* **GIVEN INFORMATION**:

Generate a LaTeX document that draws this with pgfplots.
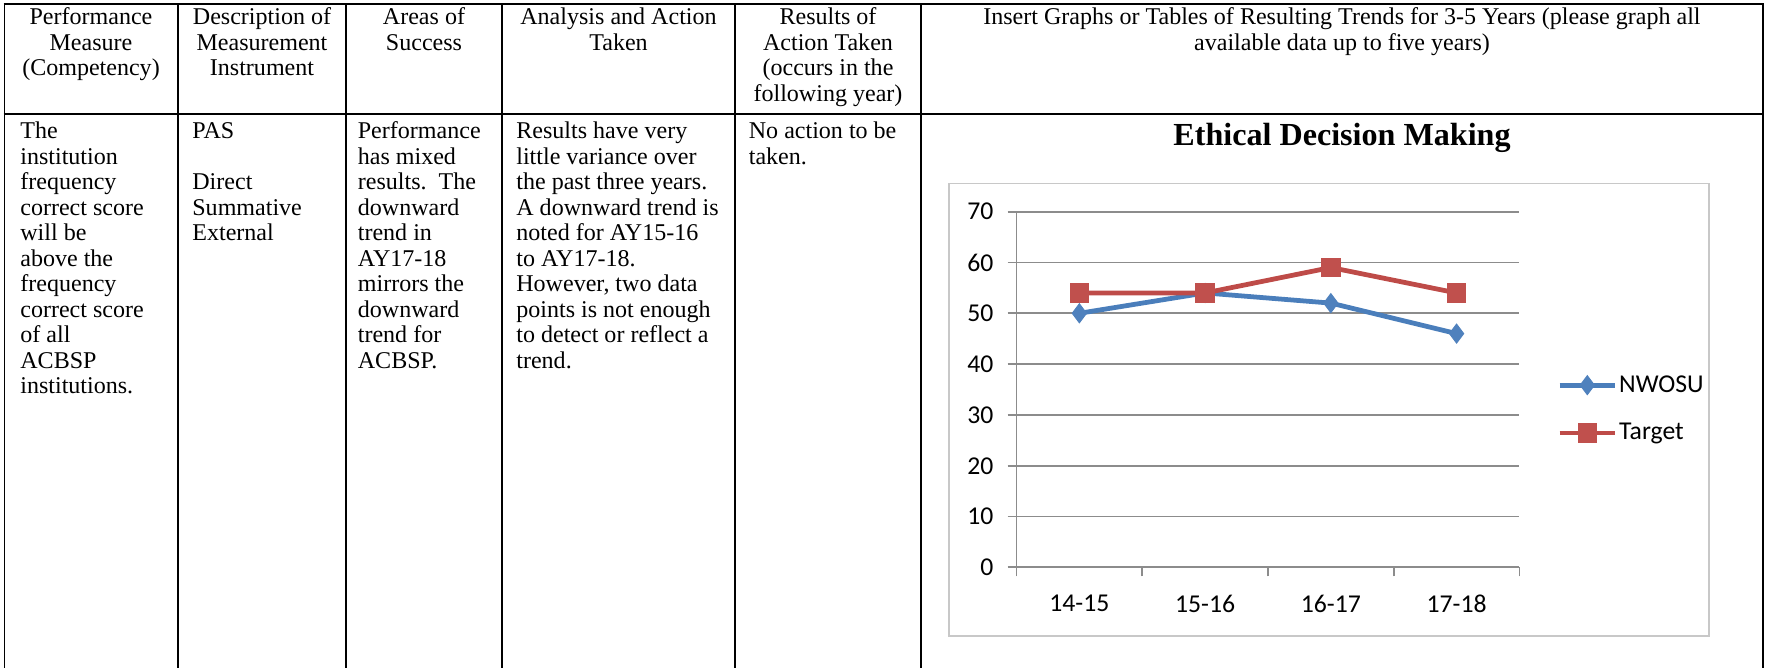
\documentclass[border=0pt]{standalone}
\usepackage{pgfplots}
\pgfplotsset{compat=1.18}
\usepackage{fontspec}
\setmainfont{Liberation Serif}
\newfontfamily\carlito{Carlito}
\definecolor{nwblue}{HTML}{4A7EBB}
\definecolor{nwbluef}{HTML}{4F81BD}
\definecolor{tgred}{HTML}{BE4B48}
\definecolor{tgredf}{HTML}{C0504D}
\definecolor{gridgray}{HTML}{8C8C8C}
\definecolor{boxgray}{HTML}{C8C8C8}
\newcommand\cellfont{\fontsize{13.1}{15}\selectfont}
\begin{document}
\begin{tikzpicture}
\begin{scope}[x=0.545pt,y=-0.545pt]
\useasboundingbox (0,0) rectangle (1765,668);
% table rules
\draw[line width=1.3pt] (3.5,4) -- (1763.5,4);
\draw[line width=1.3pt] (3.5,114) -- (1763.5,114);
\foreach \cx in {4.5,178,345.6,502,735,921,1763}
  \draw[line width=1pt] (\cx,3) -- (\cx,668);
% header text
\foreach \t [count=\i from 0] in {{Performance},{Measure},{(Competency)}}
  \node[anchor=base,inner sep=0,font=\cellfont] at (91,24.8+25.5*\i) {\t};
\foreach \t [count=\i from 0] in {{Description of},{Measurement},{Instrument}}
  \node[anchor=base,inner sep=0,font=\cellfont] at (262,24.8+25.5*\i) {\t};
\foreach \t [count=\i from 0] in {{Areas of},{Success}}
  \node[anchor=base,inner sep=0,font=\cellfont] at (424,24.8+25.5*\i) {\t};
\foreach \t [count=\i from 0] in {{Analysis and Action},{Taken}}
  \node[anchor=base,inner sep=0,font=\cellfont] at (618.5,24.8+25.5*\i) {\t};
\foreach \t [count=\i from 0] in {{Results of},{Action Taken},{(occurs in the},{following year)}}
  \node[anchor=base,inner sep=0,font=\cellfont] at (828,24.8+25.5*\i) {\t};
\foreach \t [count=\i from 0] in {{Insert Graphs or Tables of Resulting Trends for 3-5 Years (please graph all},{available data up to five years)}}
  \node[anchor=base,inner sep=0,font=\cellfont] at (1342,24.8+25.5*\i) {\t};
% body text
\foreach \t [count=\i from 0] in {The,institution,frequency,correct score,will be,above the,frequency,correct score,of all,ACBSP,institutions.}
  \node[anchor=base west,inner sep=0,font=\cellfont] at (20,138.5+25.5*\i) {\t};
\foreach \t [count=\i from 0] in {PAS,{},Direct,Summative,External}
  \node[anchor=base west,inner sep=0,font=\cellfont] at (192,138.5+25.5*\i) {\t};
\foreach \t [count=\i from 0] in {Performance,has mixed,results.\ \ The,downward,trend in,AY17-18,mirrors the,downward,trend for,ACBSP.}
  \node[anchor=base west,inner sep=0,font=\cellfont] at (357.5,138.5+25.5*\i) {\t};
\foreach \t [count=\i from 0] in {Results have very,little variance over,the past three years.,A downward trend is,noted for AY15-16,to AY17-18.,{However, two data},points is not enough,to detect or reflect a,trend.}
  \node[anchor=base west,inner sep=0,font=\cellfont] at (516,138.5+25.5*\i) {\t};
\foreach \t [count=\i from 0] in {No action to be,taken.}
  \node[anchor=base west,inner sep=0,font=\cellfont] at (748.5,138.5+25.5*\i) {\t};
% chart title and box
\node[anchor=base,inner sep=0,font=\fontsize{17.5}{20}\selectfont\bfseries] at (1342,145) {Ethical Decision Making};
\draw[boxgray,line width=1pt] (949,183.5) rectangle (1709,636);
\end{scope}
\begin{axis}[
  at={(553.99pt,-309.23pt)}, anchor=south west,
  scale only axis, width=274.1pt, height=193.9pt,
  xmin=-0.5, xmax=3.5, ymin=0, ymax=70,
  ytick={0,10,...,70},
  xtick={0,1,2,3}, xticklabels={14-15,15-16,16-17,17-18},
  minor xtick={-0.5,0.5,1.5,2.5,3.5},
  major x tick style={draw=none},
  major tick length=4.9pt, minor tick length=4.9pt,
  tick align=outside,
  axis x line*=bottom, axis y line*=left,
  axis line style={gridgray,line width=1pt,-},
  tick style={gridgray,line width=1pt},
  ymajorgrids, grid style={gridgray,line width=1pt},
  /pgf/number format/assume math mode=true,
  ticklabel style={font=\carlito\fontsize{14}{16}\selectfont},
  xticklabel style={yshift=-6.5pt},
  yticklabel style={xshift=-4.2pt},
  legend style={draw=none,fill=none,at={(1.0635,0.445)},anchor=west,
    font=\carlito\fontsize{14}{16}\selectfont,row sep=11.6pt,
    nodes={inner xsep=1pt}},
  legend cell align=left,
  legend image code/.code={\draw[mark repeat=2,mark phase=2,#1] plot coordinates {(0cm,0cm) (0.53cm,0cm) (1.06cm,0cm)};},
]
\addplot[nwblue,line width=2.6pt,mark=diamond*,mark size=5.2pt,mark options={fill=nwbluef,draw=nwbluef,line width=0.5pt}]
  coordinates {(0,50) (1,54) (2,52) (3,46)};
\addlegendentry{NWOSU}
\addplot[tgred,line width=2.6pt,mark=square*,mark size=5pt,mark options={fill=tgredf,draw=tgredf,line width=0.5pt}]
  coordinates {(0,54) (1,54) (2,59) (3,54)};
\addlegendentry{Target}
\end{axis}
\end{tikzpicture}
\end{document}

* **AIM OF THE TASK**: Leave the images out, please, and restate each line word for word.

* **OUTPUT BELOW**:
Generate a LaTeX document that draws this with pgfplots.
\documentclass[border=0pt]{standalone}
\usepackage{pgfplots}
\pgfplotsset{compat=1.18}
\usepackage{fontspec}
\setmainfont{Liberation Serif}
\newfontfamily\carlito{Carlito}
\definecolor{nwblue}{HTML}{4A7EBB}
\definecolor{nwbluef}{HTML}{4F81BD}
\definecolor{tgred}{HTML}{BE4B48}
\definecolor{tgredf}{HTML}{C0504D}
\definecolor{gridgray}{HTML}{8C8C8C}
\definecolor{boxgray}{HTML}{C8C8C8}
\newcommand\cellfont{\fontsize{13.1}{15}\selectfont}
\begin{document}
\begin{tikzpicture}
\begin{scope}[x=0.545pt,y=-0.545pt]
\useasboundingbox (0,0) rectangle (1765,668);
% table rules
\draw[line width=1.3pt] (3.5,4) -- (1763.5,4);
\draw[line width=1.3pt] (3.5,114) -- (1763.5,114);
\foreach \cx in {4.5,178,345.6,502,735,921,1763}
  \draw[line width=1pt] (\cx,3) -- (\cx,668);
% header text
\foreach \t [count=\i from 0] in {{Performance},{Measure},{(Competency)}}
  \node[anchor=base,inner sep=0,font=\cellfont] at (91,24.8+25.5*\i) {\t};
\foreach \t [count=\i from 0] in {{Description of},{Measurement},{Instrument}}
  \node[anchor=base,inner sep=0,font=\cellfont] at (262,24.8+25.5*\i) {\t};
\foreach \t [count=\i from 0] in {{Areas of},{Success}}
  \node[anchor=base,inner sep=0,font=\cellfont] at (424,24.8+25.5*\i) {\t};
\foreach \t [count=\i from 0] in {{Analysis and Action},{Taken}}
  \node[anchor=base,inner sep=0,font=\cellfont] at (618.5,24.8+25.5*\i) {\t};
\foreach \t [count=\i from 0] in {{Results of},{Action Taken},{(occurs in the},{following year)}}
  \node[anchor=base,inner sep=0,font=\cellfont] at (828,24.8+25.5*\i) {\t};
\foreach \t [count=\i from 0] in {{Insert Graphs or Tables of Resulting Trends for 3-5 Years (please graph all},{available data up to five years)}}
  \node[anchor=base,inner sep=0,font=\cellfont] at (1342,24.8+25.5*\i) {\t};
% body text
\foreach \t [count=\i from 0] in {The,institution,frequency,correct score,will be,above the,frequency,correct score,of all,ACBSP,institutions.}
  \node[anchor=base west,inner sep=0,font=\cellfont] at (20,138.5+25.5*\i) {\t};
\foreach \t [count=\i from 0] in {PAS,{},Direct,Summative,External}
  \node[anchor=base west,inner sep=0,font=\cellfont] at (192,138.5+25.5*\i) {\t};
\foreach \t [count=\i from 0] in {Performance,has mixed,results.\ \ The,downward,trend in,AY17-18,mirrors the,downward,trend for,ACBSP.}
  \node[anchor=base west,inner sep=0,font=\cellfont] at (357.5,138.5+25.5*\i) {\t};
\foreach \t [count=\i from 0] in {Results have very,little variance over,the past three years.,A downward trend is,noted for AY15-16,to AY17-18.,{However, two data},points is not enough,to detect or reflect a,trend.}
  \node[anchor=base west,inner sep=0,font=\cellfont] at (516,138.5+25.5*\i) {\t};
\foreach \t [count=\i from 0] in {No action to be,taken.}
  \node[anchor=base west,inner sep=0,font=\cellfont] at (748.5,138.5+25.5*\i) {\t};
% chart title and box
\node[anchor=base,inner sep=0,font=\fontsize{17.5}{20}\selectfont\bfseries] at (1342,145) {Ethical Decision Making};
\draw[boxgray,line width=1pt] (949,183.5) rectangle (1709,636);
\end{scope}
\begin{axis}[
  at={(553.99pt,-309.23pt)}, anchor=south west,
  scale only axis, width=274.1pt, height=193.9pt,
  xmin=-0.5, xmax=3.5, ymin=0, ymax=70,
  ytick={0,10,...,70},
  xtick={0,1,2,3}, xticklabels={14-15,15-16,16-17,17-18},
  minor xtick={-0.5,0.5,1.5,2.5,3.5},
  major x tick style={draw=none},
  major tick length=4.9pt, minor tick length=4.9pt,
  tick align=outside,
  axis x line*=bottom, axis y line*=left,
  axis line style={gridgray,line width=1pt,-},
  tick style={gridgray,line width=1pt},
  ymajorgrids, grid style={gridgray,line width=1pt},
  /pgf/number format/assume math mode=true,
  ticklabel style={font=\carlito\fontsize{14}{16}\selectfont},
  xticklabel style={yshift=-6.5pt},
  yticklabel style={xshift=-4.2pt},
  legend style={draw=none,fill=none,at={(1.0635,0.445)},anchor=west,
    font=\carlito\fontsize{14}{16}\selectfont,row sep=11.6pt,
    nodes={inner xsep=1pt}},
  legend cell align=left,
  legend image code/.code={\draw[mark repeat=2,mark phase=2,#1] plot coordinates {(0cm,0cm) (0.53cm,0cm) (1.06cm,0cm)};},
]
\addplot[nwblue,line width=2.6pt,mark=diamond*,mark size=5.2pt,mark options={fill=nwbluef,draw=nwbluef,line width=0.5pt}]
  coordinates {(0,50) (1,54) (2,52) (3,46)};
\addlegendentry{NWOSU}
\addplot[tgred,line width=2.6pt,mark=square*,mark size=5pt,mark options={fill=tgredf,draw=tgredf,line width=0.5pt}]
  coordinates {(0,54) (1,54) (2,59) (3,54)};
\addlegendentry{Target}
\end{axis}
\end{tikzpicture}
\end{document}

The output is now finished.